From the plastic nets obtained in Example 2 and Comparative Example 2, a central portion of the strands in a weft direction was cut in parallel to a warp direction to obtain a test piece as shown in FIG.5. The upper and lower ends in FIG.5 were grasped by a chuck and pulled in an arrow direction to measure a strength (tensile strength) when the strand in the warp direction was cut. An autograph manufactured by Shimadzu Corporation was used as a measuring instrument, and a measurement was conducted under conditions of a distance between the chucks of 25 cm and the tensile speed of 30 cm/min.
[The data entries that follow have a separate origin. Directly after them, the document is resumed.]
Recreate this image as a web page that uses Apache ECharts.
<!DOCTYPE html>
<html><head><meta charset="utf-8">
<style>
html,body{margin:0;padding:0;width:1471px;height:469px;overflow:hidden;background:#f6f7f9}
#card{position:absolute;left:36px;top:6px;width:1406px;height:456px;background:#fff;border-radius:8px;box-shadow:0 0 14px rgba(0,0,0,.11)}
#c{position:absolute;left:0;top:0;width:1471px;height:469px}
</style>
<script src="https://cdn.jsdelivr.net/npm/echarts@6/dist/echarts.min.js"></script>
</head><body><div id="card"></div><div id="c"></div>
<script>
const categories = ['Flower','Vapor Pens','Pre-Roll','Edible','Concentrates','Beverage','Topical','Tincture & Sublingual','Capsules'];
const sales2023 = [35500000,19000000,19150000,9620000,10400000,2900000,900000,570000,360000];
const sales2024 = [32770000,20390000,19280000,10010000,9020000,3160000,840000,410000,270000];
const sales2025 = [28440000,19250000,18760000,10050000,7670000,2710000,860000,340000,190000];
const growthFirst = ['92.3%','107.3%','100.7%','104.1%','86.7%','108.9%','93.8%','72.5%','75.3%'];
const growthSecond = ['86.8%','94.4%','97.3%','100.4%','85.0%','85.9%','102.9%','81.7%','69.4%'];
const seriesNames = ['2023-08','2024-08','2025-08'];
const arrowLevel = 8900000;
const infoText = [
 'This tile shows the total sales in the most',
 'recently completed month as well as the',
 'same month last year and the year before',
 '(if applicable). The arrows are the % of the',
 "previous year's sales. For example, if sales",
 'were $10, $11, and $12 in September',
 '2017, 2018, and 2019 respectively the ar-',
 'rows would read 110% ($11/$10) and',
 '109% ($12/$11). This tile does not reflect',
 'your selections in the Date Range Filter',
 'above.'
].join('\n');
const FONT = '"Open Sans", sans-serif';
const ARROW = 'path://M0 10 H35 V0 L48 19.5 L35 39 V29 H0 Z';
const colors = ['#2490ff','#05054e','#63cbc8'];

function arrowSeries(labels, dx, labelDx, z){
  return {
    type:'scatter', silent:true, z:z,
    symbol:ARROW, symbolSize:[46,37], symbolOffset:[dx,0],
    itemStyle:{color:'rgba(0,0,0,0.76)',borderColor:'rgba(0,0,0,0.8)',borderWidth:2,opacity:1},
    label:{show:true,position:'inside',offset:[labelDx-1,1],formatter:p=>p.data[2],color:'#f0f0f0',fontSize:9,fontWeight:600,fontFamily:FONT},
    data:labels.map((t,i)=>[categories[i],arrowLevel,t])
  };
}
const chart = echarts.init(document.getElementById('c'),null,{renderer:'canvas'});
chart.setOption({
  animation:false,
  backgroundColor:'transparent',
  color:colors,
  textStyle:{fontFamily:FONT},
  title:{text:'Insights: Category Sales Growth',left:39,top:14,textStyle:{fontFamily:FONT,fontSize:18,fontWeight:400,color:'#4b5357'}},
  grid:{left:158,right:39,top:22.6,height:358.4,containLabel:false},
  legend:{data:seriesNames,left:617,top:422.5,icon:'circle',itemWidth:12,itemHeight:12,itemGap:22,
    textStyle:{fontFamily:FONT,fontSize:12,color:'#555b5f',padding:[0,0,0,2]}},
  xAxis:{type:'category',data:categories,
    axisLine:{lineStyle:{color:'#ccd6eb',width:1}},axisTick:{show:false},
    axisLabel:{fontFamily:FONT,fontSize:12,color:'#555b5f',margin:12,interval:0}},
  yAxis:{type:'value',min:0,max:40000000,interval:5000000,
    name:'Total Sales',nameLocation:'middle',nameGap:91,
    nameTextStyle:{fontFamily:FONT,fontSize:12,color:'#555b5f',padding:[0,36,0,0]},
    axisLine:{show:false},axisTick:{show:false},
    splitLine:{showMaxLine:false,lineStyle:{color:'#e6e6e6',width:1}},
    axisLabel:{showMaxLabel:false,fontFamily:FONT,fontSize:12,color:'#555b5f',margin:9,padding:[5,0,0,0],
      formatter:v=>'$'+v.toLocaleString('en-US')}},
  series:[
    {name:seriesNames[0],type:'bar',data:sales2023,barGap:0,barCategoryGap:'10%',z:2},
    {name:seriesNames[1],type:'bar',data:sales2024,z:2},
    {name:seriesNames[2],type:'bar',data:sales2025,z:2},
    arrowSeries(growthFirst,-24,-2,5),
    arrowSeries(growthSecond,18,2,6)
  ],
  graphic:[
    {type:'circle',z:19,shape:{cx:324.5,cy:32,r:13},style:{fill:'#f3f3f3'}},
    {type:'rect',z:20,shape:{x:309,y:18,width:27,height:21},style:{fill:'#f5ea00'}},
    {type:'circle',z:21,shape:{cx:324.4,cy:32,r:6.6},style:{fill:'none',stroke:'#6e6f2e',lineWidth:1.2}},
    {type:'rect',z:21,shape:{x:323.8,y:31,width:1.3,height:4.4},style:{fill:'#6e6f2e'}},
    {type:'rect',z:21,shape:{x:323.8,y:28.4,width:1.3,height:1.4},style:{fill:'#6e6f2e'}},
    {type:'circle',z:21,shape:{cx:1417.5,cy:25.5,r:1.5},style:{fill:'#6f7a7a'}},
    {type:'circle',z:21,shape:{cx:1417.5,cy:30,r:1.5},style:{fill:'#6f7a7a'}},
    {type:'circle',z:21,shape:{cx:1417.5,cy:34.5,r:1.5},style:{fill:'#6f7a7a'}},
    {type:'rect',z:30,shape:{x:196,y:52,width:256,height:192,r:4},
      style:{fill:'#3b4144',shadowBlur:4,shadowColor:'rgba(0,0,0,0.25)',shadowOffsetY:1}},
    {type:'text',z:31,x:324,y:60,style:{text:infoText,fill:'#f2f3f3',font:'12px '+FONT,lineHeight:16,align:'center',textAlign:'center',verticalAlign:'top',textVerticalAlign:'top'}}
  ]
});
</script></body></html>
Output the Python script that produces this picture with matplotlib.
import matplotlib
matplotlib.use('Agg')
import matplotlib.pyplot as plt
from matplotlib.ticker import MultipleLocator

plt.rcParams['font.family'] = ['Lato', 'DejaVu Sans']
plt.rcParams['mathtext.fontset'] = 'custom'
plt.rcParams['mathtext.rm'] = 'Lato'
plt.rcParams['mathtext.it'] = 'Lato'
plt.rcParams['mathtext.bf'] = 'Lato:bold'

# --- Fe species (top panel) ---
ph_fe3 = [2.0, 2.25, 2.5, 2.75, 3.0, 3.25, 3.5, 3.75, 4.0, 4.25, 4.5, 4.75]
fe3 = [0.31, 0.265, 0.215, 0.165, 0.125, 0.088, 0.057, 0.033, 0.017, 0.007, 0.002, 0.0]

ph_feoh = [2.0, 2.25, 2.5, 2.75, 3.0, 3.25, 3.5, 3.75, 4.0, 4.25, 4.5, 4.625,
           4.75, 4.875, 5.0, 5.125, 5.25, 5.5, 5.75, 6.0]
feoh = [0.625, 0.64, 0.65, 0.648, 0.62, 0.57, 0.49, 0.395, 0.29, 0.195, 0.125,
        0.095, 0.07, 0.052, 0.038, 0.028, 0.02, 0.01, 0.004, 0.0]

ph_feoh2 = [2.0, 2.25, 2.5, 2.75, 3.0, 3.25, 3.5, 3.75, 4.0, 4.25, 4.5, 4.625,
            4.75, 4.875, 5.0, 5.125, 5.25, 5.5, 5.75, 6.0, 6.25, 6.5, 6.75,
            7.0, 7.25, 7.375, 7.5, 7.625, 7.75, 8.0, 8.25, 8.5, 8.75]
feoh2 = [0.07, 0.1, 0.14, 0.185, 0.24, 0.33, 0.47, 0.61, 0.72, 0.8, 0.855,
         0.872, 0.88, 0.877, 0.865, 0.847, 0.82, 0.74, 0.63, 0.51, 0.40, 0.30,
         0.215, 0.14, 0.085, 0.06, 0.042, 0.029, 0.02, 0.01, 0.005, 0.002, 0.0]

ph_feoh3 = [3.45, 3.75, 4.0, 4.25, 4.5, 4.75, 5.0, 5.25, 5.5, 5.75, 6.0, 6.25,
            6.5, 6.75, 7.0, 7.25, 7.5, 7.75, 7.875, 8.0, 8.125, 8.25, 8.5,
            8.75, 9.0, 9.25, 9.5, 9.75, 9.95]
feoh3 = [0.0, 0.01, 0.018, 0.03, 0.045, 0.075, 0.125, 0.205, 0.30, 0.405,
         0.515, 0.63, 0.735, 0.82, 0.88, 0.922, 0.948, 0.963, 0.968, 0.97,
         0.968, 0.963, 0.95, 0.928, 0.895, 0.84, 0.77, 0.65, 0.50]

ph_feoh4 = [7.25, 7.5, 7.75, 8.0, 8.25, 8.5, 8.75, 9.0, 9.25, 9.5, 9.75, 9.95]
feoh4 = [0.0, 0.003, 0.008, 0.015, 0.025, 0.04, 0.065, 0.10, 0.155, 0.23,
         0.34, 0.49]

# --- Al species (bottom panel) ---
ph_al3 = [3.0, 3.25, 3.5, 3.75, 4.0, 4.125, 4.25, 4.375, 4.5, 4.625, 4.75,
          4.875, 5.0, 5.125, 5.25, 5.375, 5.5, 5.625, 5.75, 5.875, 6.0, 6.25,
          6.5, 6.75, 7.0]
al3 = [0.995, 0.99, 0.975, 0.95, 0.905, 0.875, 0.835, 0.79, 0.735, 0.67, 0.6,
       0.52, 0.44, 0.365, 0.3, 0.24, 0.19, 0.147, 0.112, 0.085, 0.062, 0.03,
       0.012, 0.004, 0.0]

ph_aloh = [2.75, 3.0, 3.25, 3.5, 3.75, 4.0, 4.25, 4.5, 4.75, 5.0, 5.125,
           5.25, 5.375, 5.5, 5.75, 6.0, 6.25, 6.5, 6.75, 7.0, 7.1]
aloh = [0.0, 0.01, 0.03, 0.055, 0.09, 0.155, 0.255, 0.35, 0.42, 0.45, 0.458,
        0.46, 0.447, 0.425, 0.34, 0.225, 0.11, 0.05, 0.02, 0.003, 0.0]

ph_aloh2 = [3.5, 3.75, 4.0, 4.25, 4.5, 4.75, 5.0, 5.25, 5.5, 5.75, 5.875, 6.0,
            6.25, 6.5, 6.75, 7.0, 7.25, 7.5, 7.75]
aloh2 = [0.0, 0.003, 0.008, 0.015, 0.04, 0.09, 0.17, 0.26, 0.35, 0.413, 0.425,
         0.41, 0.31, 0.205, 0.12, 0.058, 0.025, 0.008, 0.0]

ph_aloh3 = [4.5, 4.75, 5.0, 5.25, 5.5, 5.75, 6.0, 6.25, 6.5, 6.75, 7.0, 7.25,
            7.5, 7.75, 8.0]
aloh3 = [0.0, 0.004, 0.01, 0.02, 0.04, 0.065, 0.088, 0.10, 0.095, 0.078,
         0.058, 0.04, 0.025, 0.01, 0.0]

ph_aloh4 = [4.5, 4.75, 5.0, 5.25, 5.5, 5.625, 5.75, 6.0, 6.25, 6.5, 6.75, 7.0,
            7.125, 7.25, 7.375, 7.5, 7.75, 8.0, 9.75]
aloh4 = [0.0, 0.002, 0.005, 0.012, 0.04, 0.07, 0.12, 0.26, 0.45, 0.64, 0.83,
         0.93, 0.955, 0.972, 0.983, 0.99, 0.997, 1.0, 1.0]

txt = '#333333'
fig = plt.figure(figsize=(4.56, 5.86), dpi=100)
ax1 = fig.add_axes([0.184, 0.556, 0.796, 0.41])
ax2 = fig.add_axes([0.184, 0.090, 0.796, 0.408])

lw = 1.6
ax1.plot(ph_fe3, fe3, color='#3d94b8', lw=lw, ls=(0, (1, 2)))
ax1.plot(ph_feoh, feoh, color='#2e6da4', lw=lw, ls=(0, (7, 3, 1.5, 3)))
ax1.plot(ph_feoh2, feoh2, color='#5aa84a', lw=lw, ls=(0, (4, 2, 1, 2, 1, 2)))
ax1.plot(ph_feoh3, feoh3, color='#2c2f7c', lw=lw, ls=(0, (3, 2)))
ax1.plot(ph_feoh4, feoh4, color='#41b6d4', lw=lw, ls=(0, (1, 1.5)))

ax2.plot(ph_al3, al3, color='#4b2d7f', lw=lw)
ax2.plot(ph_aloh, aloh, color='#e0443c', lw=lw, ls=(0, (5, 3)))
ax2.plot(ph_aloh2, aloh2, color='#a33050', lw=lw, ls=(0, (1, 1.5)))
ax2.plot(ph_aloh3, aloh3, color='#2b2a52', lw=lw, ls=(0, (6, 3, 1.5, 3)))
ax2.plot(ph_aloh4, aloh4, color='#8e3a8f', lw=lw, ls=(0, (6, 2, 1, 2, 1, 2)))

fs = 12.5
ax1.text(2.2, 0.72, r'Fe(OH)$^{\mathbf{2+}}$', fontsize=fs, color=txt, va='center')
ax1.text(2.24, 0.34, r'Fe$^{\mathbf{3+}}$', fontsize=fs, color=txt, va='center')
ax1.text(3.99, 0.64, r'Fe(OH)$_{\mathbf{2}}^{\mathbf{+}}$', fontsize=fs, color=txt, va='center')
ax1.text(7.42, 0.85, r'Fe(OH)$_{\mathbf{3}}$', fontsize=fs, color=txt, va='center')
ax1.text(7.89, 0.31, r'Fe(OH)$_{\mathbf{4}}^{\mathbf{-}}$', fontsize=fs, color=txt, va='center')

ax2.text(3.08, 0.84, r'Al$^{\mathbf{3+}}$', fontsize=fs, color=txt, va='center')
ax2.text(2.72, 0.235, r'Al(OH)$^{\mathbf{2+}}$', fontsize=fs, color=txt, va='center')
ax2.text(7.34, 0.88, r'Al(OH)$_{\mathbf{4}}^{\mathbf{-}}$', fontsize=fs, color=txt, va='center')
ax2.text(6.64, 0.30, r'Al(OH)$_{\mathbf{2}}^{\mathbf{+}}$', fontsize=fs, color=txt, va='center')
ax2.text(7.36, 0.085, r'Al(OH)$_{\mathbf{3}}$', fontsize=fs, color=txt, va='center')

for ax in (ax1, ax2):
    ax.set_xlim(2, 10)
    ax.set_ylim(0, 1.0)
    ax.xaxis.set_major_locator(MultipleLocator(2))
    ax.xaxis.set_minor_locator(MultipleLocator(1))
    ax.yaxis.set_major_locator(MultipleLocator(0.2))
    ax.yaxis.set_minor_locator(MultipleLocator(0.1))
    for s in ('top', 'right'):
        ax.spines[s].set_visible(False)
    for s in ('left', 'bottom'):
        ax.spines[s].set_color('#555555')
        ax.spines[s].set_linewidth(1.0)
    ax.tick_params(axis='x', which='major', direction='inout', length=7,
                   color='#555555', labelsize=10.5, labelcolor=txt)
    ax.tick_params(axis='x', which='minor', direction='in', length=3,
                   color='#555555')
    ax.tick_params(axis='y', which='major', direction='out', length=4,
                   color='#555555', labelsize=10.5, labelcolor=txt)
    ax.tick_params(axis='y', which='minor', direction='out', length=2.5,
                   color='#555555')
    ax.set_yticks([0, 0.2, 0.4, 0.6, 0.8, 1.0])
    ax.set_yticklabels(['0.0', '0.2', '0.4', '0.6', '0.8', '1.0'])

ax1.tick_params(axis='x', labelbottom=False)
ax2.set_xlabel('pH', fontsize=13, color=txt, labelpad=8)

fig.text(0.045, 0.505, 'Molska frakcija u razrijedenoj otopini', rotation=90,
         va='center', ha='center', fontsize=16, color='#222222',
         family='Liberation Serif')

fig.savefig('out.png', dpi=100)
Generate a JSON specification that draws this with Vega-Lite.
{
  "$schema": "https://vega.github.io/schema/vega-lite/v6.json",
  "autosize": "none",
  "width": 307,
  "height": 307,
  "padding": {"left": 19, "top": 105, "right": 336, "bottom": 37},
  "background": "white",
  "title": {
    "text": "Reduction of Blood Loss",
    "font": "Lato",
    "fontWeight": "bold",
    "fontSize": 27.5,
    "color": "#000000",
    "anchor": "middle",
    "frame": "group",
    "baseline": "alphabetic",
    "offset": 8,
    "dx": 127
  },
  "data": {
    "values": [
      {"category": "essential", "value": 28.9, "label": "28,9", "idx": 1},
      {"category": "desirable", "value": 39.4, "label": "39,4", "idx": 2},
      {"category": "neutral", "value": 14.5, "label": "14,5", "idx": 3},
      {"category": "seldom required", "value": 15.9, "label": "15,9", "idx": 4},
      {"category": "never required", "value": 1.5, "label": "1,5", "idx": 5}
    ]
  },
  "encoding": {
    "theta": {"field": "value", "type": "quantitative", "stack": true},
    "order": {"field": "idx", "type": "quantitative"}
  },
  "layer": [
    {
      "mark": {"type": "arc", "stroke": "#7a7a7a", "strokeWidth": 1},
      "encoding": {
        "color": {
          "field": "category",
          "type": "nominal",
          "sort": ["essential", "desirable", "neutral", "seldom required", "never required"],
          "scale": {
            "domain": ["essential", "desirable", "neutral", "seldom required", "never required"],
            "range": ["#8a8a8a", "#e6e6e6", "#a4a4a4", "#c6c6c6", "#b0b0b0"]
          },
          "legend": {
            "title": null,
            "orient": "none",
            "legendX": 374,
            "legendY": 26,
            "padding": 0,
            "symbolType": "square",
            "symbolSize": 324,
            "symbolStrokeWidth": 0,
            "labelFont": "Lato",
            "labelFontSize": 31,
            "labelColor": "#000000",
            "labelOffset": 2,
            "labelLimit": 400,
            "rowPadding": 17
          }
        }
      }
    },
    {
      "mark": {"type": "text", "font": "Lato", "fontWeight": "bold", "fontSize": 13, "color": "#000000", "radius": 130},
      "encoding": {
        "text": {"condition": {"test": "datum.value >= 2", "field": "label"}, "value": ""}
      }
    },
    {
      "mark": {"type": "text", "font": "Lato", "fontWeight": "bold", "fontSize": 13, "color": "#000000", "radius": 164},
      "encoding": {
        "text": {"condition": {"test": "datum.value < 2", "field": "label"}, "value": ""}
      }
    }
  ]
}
As a result, the plastic net of Example 2 had a tensile strength of 1,904 N, and that of Comparative Example 2 had a tensile strength of 1,713 N.

Claims

WHAT IS CLAIMED IS:

1. A method for manufacturing a fishing net, the method comprising: a step of preparing a multifilament yarn formed by bundling a plurality of core-sheath type composite filaments, wherein a core component is made of polyamide B and a sheath component is made of polyamide A having a melting point lower than the polyamide B, a mass ratio of the core component and the sheath component being core component : sheath component = 1 to 3 : 1, a step of obtaining a net constructed with strands and intersections, using a yarn thread obtained by paralleling a plurality of the multifilament yarns, a step of heat-treating the net to melt the sheath component of the yarn threads constituting the strands and the intersections, followed by solidifying, thus obtaining a plastic net constructed with solidified strands and solidified intersections, in which the core component is existent as an initial fiber form in a matrix formed of the sheath component; and

a step of forming the fishing net using the plastic net.

2. The method according to claim 1, wherein a net is obtained by either twisting a plurality of the yarn threads to obtain a net constructed with strands and intersections, or braiding the plurality of the yarn threads to obtain a net constructed with strands and intersections.

3. The method according to claim 1, wherein the plurality of the yarn threads are twisted when braided.

4. The method according to claim 1 or 2, wherein the heat-treating is conducted without pressure.

5. The method according to claim 1, wherein the intersections are knotless.